Cote: Archives de l’État de Fribourg (AEF/StAF): Le Grand Conseil du Canton de Fribourg, Bulletins des lois, 1919, p. 107–137.
Remarques
- Liens vers d’autres sources:
Au début du 20e siècle, l’alcoolisme était considéré comme un problème de santé public et un fléau social. Plusieurs cantons ont alors adopté des lois pour gérer la distribution et la consommation de boissons alcoolisées. Ces lois incluaient des mesures répressives contre les personnes que le législateur désignait comme des «buveurs» ou «buveurs d’habitude». L. Maugué, dans son texte sur Auguste Forel, explique le rôle qu’ont joué les points de vue scientifiques pour la motivation de ces lois.
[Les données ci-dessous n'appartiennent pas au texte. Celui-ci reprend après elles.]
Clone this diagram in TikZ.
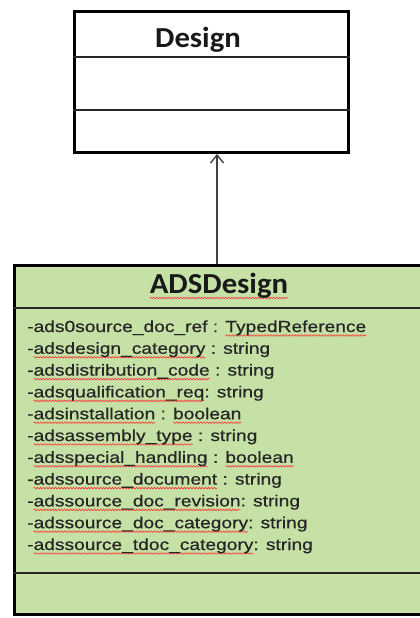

La loi fribourgeoise «sur les auberges, la fabrication et la vente de boissons alcooliques et la répression de l’alcoolisme» réglait aussi les conditions dans lesquelles une personne internée pouvait être libérée. Cette source de M. Häsler Kristmann montre comment pouvait être faite une telle demande de libération. - Canton bilingue:
Bilingue, le canton de Fribourg publie ses lois en français et en allemand. Mais la version française fait toujours foi, la version allemande étant une traduction du texte français. Toutefois, des erreurs de traduction étaient possibles et ont parfois eu de graves conséquences. Par exemple, dans la loi du 7 mai 1965 sur la lutte contre l’alcoolisme: la version allemande ne mentionne pas la durée maximale de l’internement administratif, pourtant fixée à deux ans dans le texte original français. L’erreur n’ayant pas été remarquée pendant cinq ans, des personnes ont été – illégalement – internées pour une durée indéterminée (cf. AEF, DSPa 2697, «Mitteilung an die Oberamtmänner des Sensebezirks und des Seebezirks, 17 septembre 1970»).